SUBMITTED NEWS RELEASE
The trauma center at Renown Regional Medical Center has been verified as a Level II Trauma Center by the American College of Surgeons (ACS).
This achievement recognizes the trauma center’s dedication to providing optimal care for injured patients. Renown has held the verification since 1989. On average, more than 3,000 trauma patients from the region are treated at Renown Regional each year.
“ACS Trauma Center Verification is awarded only to centers which provide consistent excellence in care for severely injured patients,” said Myron Gomez, MD, FACS, Chief of Trauma at Renown Regional. “Trauma care is a multidisciplinary effort including emergency medicine, radiology, anesthesia, trauma-surgical critical care, orthopaedic, plastic-facial surgery and neurosurgery. Trauma system care begins with prehospital critical care transport and is a system wide effort of surgery, critical care and rehabilitation services.”
This verification is not only significant for the cities in the region, but it’s also important to rural partners who rely on Renown Health to support them when patients from outlying areas are injured.

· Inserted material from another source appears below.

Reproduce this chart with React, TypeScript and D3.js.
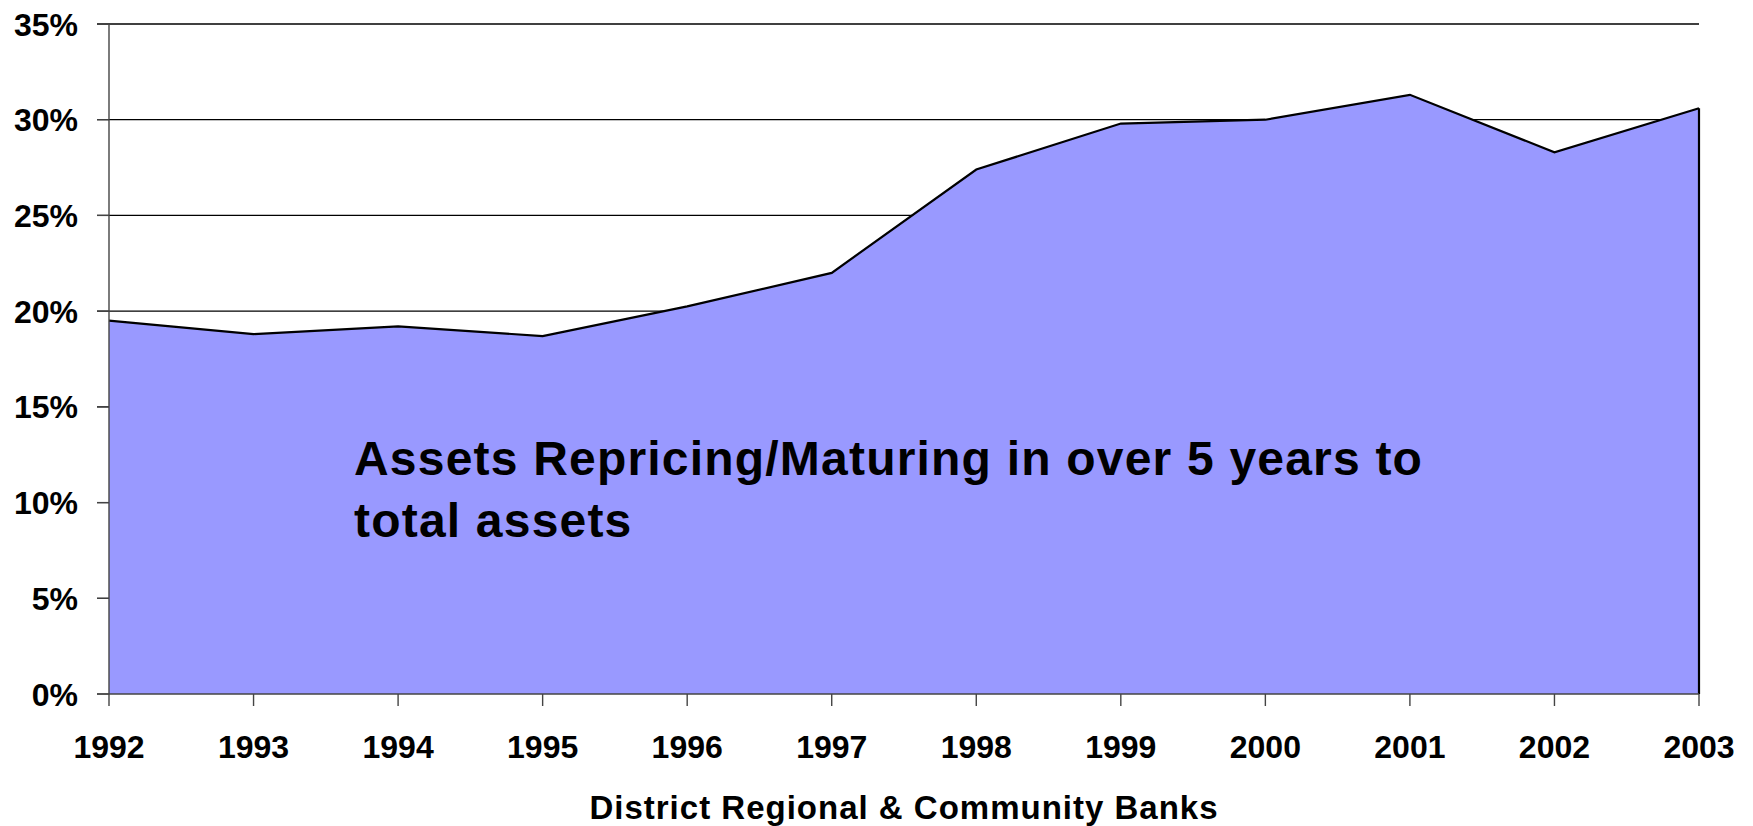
import React from "react";
import * as d3 from "d3";

const years = ["1992","1993","1994","1995","1996","1997","1998","1999","2000","2001","2002","2003"];
const values = [19.5, 18.8, 19.2, 18.7, 20.25, 22.0, 27.4, 29.8, 30.0, 31.3, 28.3, 30.6];
const yTicks = [0, 5, 10, 15, 20, 25, 30, 35];
const annotationLines = ["Assets Repricing/Maturing in over 5 years to", "total assets"];
const xTitle = "District Regional & Community Banks";

const W = 1753, H = 826;
const left = 109, right = 1699, top = 24, bottom = 694;
const FONT = "'Liberation Sans', Arial, Helvetica, sans-serif";

export default function App() {
  const x = d3.scalePoint<string>().domain(years).range([left, right]);
  const y = d3.scaleLinear().domain([0, 35]).range([bottom, top]);
  const data = years.map((yr, i) => ({ yr, v: values[i] }));
  const area = d3.area<{ yr: string; v: number }>()
    .x(d => x(d.yr)!)
    .y0(y(0))
    .y1(d => y(d.v));
  const line = d3.line<{ yr: string; v: number }>()
    .x(d => x(d.yr)!)
    .y(d => y(d.v));
  const last = data[data.length - 1];

  return (
    <svg width={W} height={H} style={{ position: "absolute", left: 0, top: 0, background: "#fff" }}>
      {yTicks.filter(t => t > 0).map(t => (
        <line key={t} x1={left - 12} x2={right} y1={y(t)} y2={y(t)} stroke="#000" strokeWidth={1.3} />
      ))}
      <path d={area(data)!} fill="#9999FF" stroke="none" />
      <path d={line(data)!} fill="none" stroke="#000" strokeWidth={2.2} />
      <line x1={x(last.yr)!} x2={x(last.yr)!} y1={y(last.v)} y2={y(0)} stroke="#000" strokeWidth={2.2} />
      <line x1={left} x2={left} y1={top} y2={bottom} stroke="#444" strokeWidth={1.4} />
      <line x1={left - 12} x2={right} y1={bottom} y2={bottom} stroke="#444" strokeWidth={1.6} />
      {yTicks.map(t => (
        <line key={"yt" + t} x1={left - 12} x2={left} y1={y(t)} y2={y(t)} stroke="#444" strokeWidth={1.3} />
      ))}
      {years.map(yr => (
        <line key={"xt" + yr} x1={x(yr)!} x2={x(yr)!} y1={bottom} y2={bottom + 12} stroke="#444" strokeWidth={1.4} />
      ))}
      {yTicks.map(t => (
        <text key={"yl" + t} x={78} y={y(t)} dy="0.36em" textAnchor="end"
          fontFamily={FONT} fontWeight="bold" fontSize={32} fill="#000">{t + "%"}</text>
      ))}
      {years.map(yr => (
        <text key={"xl" + yr} x={x(yr)!} y={758} textAnchor="middle"
          fontFamily={FONT} fontWeight="bold" fontSize={32} fill="#000">{yr}</text>
      ))}
      <text x={(left + right) / 2} y={819} textAnchor="middle" fontFamily={FONT} fontWeight="bold"
        fontSize={33} letterSpacing={1.0} fill="#000">{xTitle}</text>
      {annotationLines.map((l, i) => (
        <text key={"an" + i} x={354} y={475 + i * 62} fontFamily={FONT} fontWeight="bold"
          fontSize={48} letterSpacing={1.2} fill="#000">{l}</text>
      ))}
    </svg>
  );
}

“I very much appreciate having Renown as our regional trauma center,” said Liz Muckerman, M.D., with Barton Memorial in South Lake Tahoe and Carson Valley Medical Center in Gardnerville. “Although it is interesting to treat trauma patients, we can’t do it well without extensive support such as 24 hour interventional radiology and multiple surgical subspecialties.”
Established by the American College of Surgeons in 1987, the Consultation/Verification Program for Hospitals promotes the development trauma systems. This encompasses the prehospital phase through the rehabilitation process.

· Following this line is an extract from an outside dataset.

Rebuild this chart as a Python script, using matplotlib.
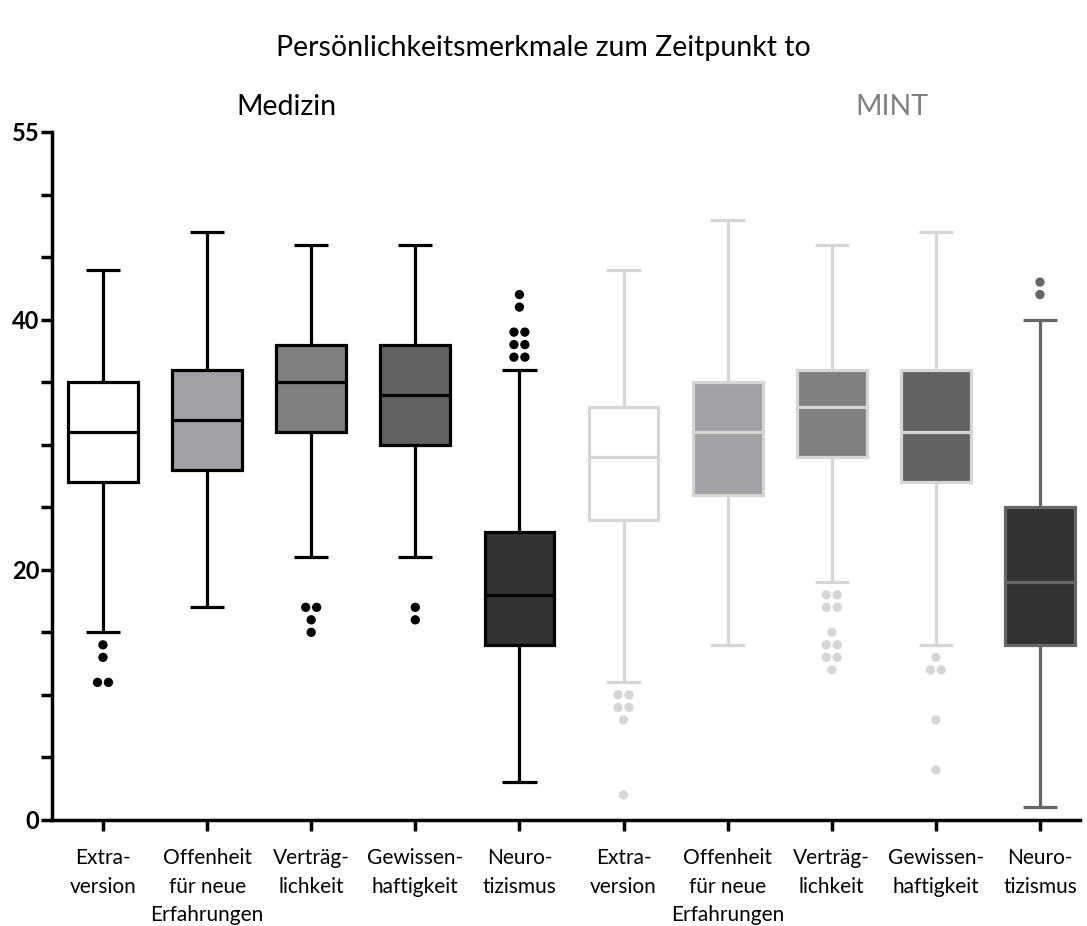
import numpy as np
import matplotlib.pyplot as plt
from collections import Counter

# ==============================================================================
# DATEN
# ==============================================================================
labels = ["Extra-\nversion", "Offenheit\nfür neue\nErfahrungen", "Verträg-\nlichkeit",
          "Gewissen-\nhaftigkeit", "Neuro-\ntizismus"] * 2
groups = ["Medizin", "MINT"]

med_q1 = [27, 28, 31, 30, 14]
med_median = [31, 32, 35, 34, 18]
med_q3 = [35, 36, 38, 38, 23]
med_low = [15, 17, 21, 21, 3]
med_high = [44, 47, 46, 46, 36]
med_out = [[14, 13, 11, 11], [], [17, 17, 16, 15], [17, 16],
           [42, 41, 39, 39, 38, 38, 37, 37]]

mint_q1 = [24, 26, 29, 27, 14]
mint_median = [29, 31, 33, 31, 19]
mint_q3 = [33, 35, 36, 36, 25]
mint_low = [11, 14, 19, 14, 1]
mint_high = [44, 48, 46, 47, 40]
mint_out = [[10, 10, 9, 9, 8, 2], [], [18, 18, 17, 17, 15, 14, 14, 13, 13, 12],
            [13, 12, 12, 8, 4], [43, 42]]

face_colors = ["#ffffff", "#a1a1a5", "#808080", "#626262", "#333333"]
med_edge = ["#000000"] * 5
mint_edge = ["#d6d6d6"] * 4 + ["#666666"]

plt.rcParams['font.family'] = ['Lato', 'DejaVu Sans']

fig = plt.figure(figsize=(10.87, 9.26), dpi=100)
ax = fig.add_axes([0.0478, 0.1145, 0.9458, 0.743])

q1 = med_q1 + mint_q1
median = med_median + mint_median
q3 = med_q3 + mint_q3
low = med_low + mint_low
high = med_high + mint_high
outliers = med_out + mint_out
edges = med_edge + mint_edge
faces = face_colors * 2

lw = 2.3
for i in range(10):
    stats = [dict(med=median[i], q1=q1[i], q3=q3[i], whislo=low[i], whishi=high[i], fliers=[])]
    ec = edges[i]
    ax.bxp(stats, positions=[i], widths=0.67, capwidths=0.33, showfliers=False,
           patch_artist=True,
           boxprops=dict(facecolor=faces[i], edgecolor=ec, linewidth=lw),
           medianprops=dict(color=ec, linewidth=lw),
           whiskerprops=dict(color=ec, linewidth=lw, solid_capstyle='butt'),
           capprops=dict(color=ec, linewidth=lw, solid_capstyle='butt'))
    # Ausreißer: gleiche Werte nebeneinander
    counts = Counter(outliers[i])
    xs, ys = [], []
    for v, n in counts.items():
        offs = (np.arange(n) - (n - 1) / 2) * 0.105
        xs.extend(i + offs)
        ys.extend([v] * n)
    ax.scatter(xs, ys, s=45, color=ec, edgecolors='none', zorder=3)

ax.set_xlim(-0.49, 9.385)
ax.set_ylim(0, 55)
ax.set_xticks(range(10))
ax.set_xticklabels(labels, fontsize=15, linespacing=1.55, va='top')
ax.set_yticks(np.arange(0, 56, 5))
ax.set_yticklabels(["0", "", "", "", "20", "", "", "", "40", "", "", "55"],
                   fontsize=17, fontweight='bold')

for s in ['top', 'right']:
    ax.spines[s].set_visible(False)
for s in ['left', 'bottom']:
    ax.spines[s].set_linewidth(2.5)
ax.tick_params(axis='both', width=2.5, length=8, direction='out')
ax.tick_params(axis='x', pad=12)
ax.tick_params(axis='y', pad=1)

fig.text(0.5, 0.948, "Persönlichkeitsmerkmale zum Zeitpunkt to", ha='center', va='center',
         fontsize=20.5)
ax.text(1.76, 57.0, groups[0], ha='center', va='center', fontsize=20.5, color='black')
ax.text(7.58, 57.0, groups[1], ha='center', va='center', fontsize=20.5, color='#808080')

plt.savefig("out.png", dpi=100)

Verified trauma centers must meet essential criteria that ensure trauma care capability and institutional performance, as outlined by the American College of Surgeons’ Committee on Trauma in its current “Resources for the Optimal Care of the Injured Patient” manual.

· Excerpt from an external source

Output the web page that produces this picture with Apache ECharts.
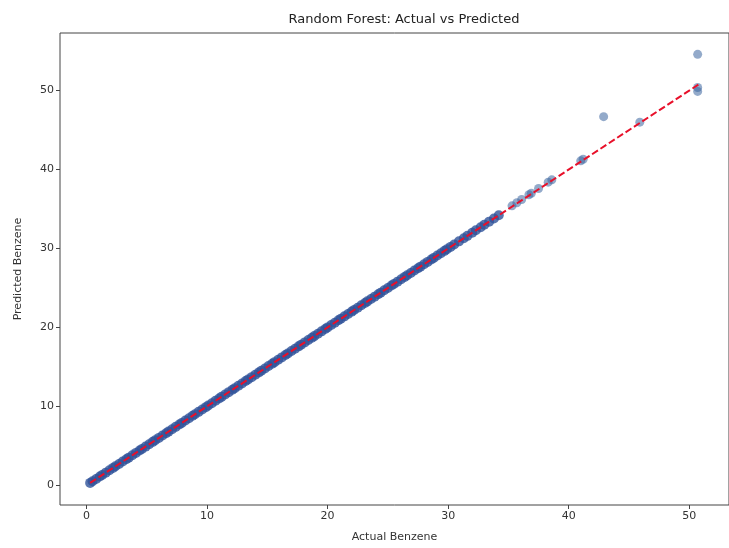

The ACS Committee on Trauma’s verification program does not designate trauma centers. Rather, the program provides confirmation that a trauma center has demonstrated its commitment to providing the highest quality trauma care for all injured patients. The actual establishment and the designation of trauma centers is the function of local, regional, or state health care systems agencies.
There are five separate categories of verification in the Committee on Trauma’s program (Level I Trauma Center, Level II Trauma Center, Level III Trauma Center, Level I Pediatric Trauma Center and Level II Pediatric Trauma Center). Each category has specific criteria that must be met by a facility seeking that level of verification. Each hospital has an on-site review by a team of experienced site reviewers, who use the current “Resources for the Optimal Care of the Injured Patient” manual as a guideline in conducting the survey.
Level 1 and Level II centers have essentially the same clinical staff and resource requirements. Level 1 centers are required to teach surgical residents.
The American College of Surgeons is a scientific and educational association of surgeons that was founded in 1913 to raise the standards of surgical education and practice and to improve the care of the surgical patient. The College has over 72,000 members and it is the largest association of surgeons in the world. Longstanding achievements have placed the ACS in the forefront of American surgery and have made it an important advocate for all surgical patients.